## start

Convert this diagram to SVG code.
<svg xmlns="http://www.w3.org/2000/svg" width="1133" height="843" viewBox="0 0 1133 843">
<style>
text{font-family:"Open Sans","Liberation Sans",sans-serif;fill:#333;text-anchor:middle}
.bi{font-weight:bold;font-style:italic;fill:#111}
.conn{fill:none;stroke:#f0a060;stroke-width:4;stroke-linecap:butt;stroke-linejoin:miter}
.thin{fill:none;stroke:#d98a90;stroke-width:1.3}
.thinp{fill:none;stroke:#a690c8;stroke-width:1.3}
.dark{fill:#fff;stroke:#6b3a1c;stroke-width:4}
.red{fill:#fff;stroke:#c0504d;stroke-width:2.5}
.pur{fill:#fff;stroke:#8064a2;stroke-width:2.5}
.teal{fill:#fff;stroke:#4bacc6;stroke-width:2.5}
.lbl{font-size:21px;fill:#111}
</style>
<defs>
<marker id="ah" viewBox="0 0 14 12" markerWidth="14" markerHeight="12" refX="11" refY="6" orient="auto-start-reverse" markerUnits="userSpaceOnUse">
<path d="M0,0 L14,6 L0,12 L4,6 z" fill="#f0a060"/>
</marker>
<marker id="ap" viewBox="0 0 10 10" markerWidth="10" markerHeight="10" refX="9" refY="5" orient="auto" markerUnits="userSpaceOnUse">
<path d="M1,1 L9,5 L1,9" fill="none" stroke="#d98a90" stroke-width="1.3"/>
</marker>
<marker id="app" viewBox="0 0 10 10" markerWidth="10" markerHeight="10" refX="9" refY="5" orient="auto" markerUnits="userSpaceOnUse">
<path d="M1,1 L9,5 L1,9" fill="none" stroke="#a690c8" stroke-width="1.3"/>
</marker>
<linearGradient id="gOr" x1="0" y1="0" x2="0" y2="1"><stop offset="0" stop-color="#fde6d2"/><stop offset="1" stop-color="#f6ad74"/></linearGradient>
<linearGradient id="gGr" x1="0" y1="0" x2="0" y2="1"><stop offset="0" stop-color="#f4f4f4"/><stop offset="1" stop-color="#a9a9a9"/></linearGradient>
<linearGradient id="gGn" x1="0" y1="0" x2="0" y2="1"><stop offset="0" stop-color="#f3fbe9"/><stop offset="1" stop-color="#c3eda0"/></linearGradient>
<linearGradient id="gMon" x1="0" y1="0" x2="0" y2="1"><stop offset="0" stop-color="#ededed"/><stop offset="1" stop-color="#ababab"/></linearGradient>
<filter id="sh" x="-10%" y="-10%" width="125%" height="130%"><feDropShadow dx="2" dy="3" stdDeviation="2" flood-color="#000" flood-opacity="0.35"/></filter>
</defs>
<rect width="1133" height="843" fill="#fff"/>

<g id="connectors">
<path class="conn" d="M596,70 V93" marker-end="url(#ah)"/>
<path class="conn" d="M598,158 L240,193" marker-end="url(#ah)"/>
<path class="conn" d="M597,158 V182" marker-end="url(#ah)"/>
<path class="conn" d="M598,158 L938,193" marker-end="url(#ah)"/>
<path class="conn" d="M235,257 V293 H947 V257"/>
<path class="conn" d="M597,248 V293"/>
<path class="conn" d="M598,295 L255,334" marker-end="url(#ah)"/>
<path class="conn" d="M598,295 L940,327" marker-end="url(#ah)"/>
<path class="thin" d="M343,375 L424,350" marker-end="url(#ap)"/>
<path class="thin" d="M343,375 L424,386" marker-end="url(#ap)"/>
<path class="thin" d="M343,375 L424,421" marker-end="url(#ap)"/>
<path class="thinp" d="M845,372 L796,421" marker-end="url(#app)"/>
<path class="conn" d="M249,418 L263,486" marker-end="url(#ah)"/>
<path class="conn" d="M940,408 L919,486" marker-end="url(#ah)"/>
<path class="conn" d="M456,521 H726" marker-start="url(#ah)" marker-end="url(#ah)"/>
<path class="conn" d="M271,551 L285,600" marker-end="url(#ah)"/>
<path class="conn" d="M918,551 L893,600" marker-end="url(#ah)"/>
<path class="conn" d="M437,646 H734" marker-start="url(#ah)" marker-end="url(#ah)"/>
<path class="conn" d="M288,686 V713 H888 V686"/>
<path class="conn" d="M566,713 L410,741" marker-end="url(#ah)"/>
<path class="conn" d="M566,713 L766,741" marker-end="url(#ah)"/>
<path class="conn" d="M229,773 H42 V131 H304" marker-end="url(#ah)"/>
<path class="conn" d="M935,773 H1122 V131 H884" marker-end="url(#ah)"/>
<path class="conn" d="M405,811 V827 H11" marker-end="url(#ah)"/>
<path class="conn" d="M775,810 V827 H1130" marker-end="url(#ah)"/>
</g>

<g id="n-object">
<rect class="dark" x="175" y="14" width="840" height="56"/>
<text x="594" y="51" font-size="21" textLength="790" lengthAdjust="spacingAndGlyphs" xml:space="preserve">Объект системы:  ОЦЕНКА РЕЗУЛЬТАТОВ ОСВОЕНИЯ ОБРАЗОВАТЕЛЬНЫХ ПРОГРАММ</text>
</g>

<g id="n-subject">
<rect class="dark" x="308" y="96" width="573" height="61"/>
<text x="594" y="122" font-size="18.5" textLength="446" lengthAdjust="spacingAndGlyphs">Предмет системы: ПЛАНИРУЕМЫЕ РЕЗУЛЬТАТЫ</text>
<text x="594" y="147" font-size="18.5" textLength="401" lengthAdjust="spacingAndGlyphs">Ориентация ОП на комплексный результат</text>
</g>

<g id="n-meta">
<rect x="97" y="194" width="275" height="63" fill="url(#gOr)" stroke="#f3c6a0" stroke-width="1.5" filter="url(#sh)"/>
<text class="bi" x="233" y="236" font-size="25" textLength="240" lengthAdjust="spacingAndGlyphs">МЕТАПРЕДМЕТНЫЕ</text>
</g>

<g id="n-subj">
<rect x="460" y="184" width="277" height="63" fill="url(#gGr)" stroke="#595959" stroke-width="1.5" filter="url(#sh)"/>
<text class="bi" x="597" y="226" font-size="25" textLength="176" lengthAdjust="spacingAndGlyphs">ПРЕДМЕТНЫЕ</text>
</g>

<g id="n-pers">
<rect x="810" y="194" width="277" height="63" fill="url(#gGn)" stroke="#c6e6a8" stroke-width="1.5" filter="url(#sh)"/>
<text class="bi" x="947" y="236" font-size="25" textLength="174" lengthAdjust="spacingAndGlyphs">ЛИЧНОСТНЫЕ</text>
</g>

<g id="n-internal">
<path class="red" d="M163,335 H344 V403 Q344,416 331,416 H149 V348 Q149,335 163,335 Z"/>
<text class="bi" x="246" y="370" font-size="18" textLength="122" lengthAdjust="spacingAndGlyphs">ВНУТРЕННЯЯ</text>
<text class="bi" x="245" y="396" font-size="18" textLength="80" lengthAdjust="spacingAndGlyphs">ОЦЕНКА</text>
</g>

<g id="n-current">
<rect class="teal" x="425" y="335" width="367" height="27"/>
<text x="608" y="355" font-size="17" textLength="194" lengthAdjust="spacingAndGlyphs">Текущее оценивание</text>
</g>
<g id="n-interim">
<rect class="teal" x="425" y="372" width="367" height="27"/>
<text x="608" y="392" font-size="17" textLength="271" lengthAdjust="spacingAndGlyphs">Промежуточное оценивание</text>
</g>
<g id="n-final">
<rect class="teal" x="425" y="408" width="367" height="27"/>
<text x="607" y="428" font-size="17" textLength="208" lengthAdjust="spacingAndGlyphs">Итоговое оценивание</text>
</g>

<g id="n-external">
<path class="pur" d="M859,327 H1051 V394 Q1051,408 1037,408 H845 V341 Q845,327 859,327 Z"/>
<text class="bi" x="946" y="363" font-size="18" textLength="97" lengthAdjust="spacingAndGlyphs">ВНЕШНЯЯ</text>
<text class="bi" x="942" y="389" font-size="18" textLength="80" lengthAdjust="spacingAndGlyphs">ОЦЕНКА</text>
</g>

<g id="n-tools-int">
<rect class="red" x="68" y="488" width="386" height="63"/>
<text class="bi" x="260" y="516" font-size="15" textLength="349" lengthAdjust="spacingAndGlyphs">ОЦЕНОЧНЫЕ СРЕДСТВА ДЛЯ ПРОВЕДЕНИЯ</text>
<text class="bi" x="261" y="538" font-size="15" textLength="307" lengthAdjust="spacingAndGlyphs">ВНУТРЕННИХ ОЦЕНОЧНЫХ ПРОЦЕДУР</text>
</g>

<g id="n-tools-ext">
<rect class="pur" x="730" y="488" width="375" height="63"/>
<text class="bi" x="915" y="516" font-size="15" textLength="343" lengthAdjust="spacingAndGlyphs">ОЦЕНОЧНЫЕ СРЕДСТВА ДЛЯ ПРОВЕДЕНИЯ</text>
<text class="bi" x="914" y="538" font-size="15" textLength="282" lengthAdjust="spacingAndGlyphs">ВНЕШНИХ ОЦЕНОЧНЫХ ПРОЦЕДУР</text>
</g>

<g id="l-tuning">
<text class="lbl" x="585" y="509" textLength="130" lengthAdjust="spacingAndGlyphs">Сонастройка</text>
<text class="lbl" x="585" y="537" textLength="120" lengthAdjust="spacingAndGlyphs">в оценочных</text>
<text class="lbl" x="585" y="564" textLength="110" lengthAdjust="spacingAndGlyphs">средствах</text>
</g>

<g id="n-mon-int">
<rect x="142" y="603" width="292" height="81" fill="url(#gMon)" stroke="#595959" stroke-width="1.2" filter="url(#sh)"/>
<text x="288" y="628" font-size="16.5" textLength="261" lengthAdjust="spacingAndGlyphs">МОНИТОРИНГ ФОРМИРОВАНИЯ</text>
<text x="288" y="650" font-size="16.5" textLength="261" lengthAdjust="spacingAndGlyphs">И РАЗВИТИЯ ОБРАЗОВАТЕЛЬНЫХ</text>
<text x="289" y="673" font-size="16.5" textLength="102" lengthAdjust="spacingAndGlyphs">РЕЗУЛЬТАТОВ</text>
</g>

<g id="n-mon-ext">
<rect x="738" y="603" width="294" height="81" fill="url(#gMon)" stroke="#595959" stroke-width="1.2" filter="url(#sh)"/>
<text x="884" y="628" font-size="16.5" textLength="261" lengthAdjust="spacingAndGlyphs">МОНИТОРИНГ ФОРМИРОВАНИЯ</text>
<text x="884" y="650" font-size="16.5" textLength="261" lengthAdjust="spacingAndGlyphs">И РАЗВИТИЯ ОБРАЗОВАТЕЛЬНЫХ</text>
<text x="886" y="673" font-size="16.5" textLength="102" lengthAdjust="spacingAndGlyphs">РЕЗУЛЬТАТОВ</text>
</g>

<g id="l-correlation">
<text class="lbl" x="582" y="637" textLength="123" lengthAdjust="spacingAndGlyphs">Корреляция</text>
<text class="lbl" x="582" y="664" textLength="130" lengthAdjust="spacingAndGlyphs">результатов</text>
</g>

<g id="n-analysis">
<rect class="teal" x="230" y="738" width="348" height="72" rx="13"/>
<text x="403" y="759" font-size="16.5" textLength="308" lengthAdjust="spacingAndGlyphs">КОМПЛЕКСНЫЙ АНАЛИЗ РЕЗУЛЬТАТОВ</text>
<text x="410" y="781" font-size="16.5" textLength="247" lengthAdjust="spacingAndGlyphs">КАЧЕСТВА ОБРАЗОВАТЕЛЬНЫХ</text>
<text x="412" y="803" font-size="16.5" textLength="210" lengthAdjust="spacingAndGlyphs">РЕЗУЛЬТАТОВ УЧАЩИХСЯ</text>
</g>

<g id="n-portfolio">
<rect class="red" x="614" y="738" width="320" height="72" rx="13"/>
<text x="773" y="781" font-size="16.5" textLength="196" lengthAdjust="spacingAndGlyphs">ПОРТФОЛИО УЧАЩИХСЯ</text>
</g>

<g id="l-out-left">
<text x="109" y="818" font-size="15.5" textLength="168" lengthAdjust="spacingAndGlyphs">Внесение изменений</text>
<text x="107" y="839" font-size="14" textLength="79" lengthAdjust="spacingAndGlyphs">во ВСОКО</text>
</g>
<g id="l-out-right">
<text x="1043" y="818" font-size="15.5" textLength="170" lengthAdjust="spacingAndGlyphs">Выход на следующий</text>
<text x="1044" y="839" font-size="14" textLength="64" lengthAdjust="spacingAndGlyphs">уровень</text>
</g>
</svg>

## end
## start

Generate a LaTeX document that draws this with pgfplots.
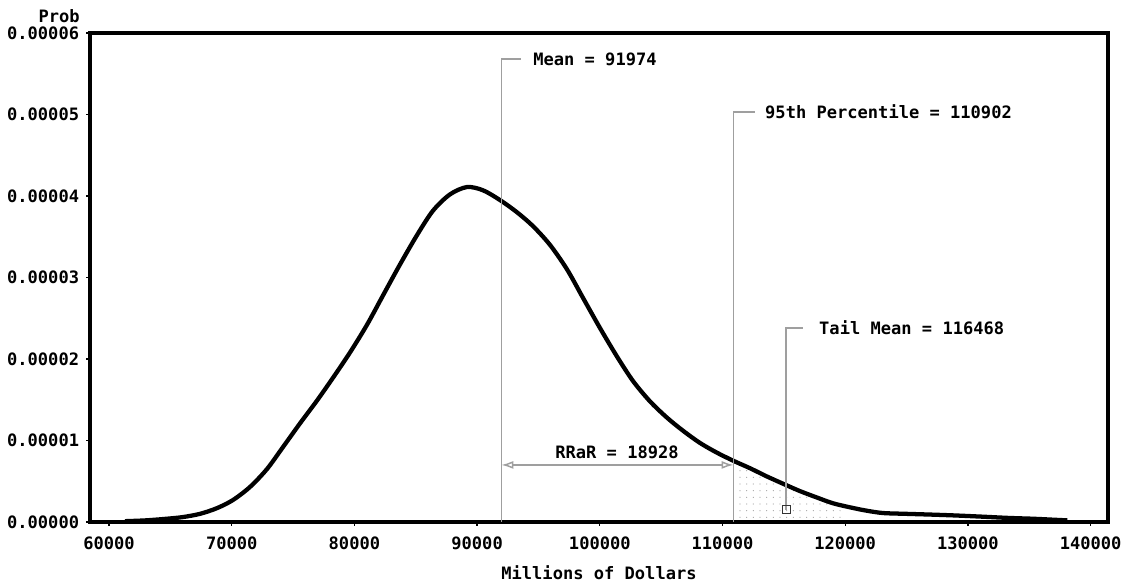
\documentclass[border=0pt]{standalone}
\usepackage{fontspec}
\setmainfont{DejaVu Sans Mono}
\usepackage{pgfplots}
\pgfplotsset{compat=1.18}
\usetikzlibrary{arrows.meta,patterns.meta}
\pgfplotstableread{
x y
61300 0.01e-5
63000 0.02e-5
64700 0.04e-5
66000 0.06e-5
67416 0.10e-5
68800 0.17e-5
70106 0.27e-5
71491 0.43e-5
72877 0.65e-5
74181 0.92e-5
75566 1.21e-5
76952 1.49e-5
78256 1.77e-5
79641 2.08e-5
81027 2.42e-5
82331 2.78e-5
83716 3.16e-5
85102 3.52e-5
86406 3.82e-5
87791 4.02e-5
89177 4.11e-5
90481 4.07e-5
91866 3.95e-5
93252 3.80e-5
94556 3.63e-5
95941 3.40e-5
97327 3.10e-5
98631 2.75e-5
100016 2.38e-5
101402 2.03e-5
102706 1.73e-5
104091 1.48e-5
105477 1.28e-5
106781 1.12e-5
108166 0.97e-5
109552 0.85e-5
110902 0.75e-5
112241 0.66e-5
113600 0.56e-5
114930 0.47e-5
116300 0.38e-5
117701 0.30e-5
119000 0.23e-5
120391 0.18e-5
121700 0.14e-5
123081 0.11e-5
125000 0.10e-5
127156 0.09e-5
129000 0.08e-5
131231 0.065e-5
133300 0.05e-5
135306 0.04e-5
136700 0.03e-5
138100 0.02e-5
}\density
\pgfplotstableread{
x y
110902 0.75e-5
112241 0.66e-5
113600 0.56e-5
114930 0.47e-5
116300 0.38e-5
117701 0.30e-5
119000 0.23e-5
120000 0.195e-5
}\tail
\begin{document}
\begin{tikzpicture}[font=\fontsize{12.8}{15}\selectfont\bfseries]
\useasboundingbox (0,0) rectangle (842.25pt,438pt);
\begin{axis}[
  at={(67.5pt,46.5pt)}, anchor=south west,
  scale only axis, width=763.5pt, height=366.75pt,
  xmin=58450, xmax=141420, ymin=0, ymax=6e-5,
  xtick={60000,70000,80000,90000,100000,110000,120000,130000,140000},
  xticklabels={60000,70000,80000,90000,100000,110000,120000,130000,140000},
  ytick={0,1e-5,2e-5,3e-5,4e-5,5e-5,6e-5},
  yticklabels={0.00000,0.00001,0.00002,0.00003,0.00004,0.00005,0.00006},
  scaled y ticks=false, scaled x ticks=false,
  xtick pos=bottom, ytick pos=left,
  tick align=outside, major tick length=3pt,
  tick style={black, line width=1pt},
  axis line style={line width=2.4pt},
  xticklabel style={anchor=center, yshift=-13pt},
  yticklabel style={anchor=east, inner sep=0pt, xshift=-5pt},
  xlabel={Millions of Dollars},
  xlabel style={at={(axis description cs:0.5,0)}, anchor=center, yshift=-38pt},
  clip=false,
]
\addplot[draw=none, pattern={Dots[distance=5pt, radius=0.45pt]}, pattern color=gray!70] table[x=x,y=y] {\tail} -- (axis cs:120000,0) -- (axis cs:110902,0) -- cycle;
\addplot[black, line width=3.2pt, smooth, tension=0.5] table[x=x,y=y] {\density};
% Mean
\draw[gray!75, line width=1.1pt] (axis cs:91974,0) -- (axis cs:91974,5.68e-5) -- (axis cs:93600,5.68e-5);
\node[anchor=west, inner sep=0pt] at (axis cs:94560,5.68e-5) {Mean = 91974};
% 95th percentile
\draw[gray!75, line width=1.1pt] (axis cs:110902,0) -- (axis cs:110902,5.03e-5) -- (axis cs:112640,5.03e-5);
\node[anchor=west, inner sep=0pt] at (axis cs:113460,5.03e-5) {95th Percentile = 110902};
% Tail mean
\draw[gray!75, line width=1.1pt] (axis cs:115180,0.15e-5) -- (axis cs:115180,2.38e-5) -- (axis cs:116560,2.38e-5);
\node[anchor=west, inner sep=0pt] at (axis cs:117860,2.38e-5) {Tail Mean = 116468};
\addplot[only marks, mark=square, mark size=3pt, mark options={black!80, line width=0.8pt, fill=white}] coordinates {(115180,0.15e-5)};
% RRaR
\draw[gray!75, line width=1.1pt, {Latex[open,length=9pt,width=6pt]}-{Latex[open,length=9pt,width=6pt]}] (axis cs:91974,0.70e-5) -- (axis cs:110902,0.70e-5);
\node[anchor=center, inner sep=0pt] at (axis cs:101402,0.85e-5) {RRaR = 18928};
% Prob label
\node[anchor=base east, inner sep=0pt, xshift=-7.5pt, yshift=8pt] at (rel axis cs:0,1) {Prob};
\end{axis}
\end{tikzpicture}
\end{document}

## end
## start

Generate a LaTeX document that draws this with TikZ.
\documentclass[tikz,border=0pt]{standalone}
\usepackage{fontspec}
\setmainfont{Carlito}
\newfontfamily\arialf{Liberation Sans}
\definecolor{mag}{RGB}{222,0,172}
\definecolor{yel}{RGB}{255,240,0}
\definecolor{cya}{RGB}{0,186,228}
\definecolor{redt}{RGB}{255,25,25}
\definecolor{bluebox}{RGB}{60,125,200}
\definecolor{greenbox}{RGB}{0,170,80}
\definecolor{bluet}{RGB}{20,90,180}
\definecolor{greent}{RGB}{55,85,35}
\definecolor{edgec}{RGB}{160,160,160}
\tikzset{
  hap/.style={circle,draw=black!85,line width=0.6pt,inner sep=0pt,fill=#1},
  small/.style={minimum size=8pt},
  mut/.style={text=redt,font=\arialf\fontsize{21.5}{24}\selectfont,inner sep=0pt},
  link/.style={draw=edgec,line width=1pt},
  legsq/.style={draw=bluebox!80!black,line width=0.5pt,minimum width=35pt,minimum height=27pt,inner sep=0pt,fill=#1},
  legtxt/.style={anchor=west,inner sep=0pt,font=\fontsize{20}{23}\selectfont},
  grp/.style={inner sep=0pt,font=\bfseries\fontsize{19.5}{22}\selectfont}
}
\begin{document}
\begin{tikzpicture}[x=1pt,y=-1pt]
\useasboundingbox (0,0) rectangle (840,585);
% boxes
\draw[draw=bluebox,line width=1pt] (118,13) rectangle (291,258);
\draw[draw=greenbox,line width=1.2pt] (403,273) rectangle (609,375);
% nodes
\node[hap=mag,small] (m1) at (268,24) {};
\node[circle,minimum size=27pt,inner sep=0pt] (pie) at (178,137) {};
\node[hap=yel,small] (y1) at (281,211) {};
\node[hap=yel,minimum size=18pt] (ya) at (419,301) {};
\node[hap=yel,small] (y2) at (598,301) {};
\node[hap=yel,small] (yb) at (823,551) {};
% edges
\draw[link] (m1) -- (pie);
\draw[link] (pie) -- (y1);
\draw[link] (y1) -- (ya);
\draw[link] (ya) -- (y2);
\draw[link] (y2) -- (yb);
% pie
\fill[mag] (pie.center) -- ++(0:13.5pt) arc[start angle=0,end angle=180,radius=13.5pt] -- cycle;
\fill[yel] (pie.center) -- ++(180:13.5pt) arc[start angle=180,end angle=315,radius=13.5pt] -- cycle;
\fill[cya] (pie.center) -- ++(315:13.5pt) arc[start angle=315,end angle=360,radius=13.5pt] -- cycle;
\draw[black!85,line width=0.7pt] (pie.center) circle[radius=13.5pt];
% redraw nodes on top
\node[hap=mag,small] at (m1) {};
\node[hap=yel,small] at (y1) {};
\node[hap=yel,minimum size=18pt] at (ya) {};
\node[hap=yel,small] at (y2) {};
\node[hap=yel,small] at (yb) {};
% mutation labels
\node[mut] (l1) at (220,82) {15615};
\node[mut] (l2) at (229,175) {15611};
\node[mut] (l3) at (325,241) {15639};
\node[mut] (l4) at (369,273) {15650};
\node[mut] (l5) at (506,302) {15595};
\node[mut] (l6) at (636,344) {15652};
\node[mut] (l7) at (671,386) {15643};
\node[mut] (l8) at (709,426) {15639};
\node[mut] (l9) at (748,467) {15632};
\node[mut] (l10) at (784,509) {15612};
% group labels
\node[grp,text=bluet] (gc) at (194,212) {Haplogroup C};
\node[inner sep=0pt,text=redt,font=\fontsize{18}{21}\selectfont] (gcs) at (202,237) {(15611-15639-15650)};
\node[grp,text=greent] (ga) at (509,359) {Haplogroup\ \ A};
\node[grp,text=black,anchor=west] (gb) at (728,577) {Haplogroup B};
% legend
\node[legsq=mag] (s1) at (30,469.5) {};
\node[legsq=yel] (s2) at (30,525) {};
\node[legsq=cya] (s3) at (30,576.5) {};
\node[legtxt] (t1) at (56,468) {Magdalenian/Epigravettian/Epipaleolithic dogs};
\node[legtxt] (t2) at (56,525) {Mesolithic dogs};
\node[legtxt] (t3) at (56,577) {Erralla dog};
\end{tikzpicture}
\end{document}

## end

_Short problem_:
Work out the number of lines above that include the string "Generate" and write only that number.

_Reply to the task_:
2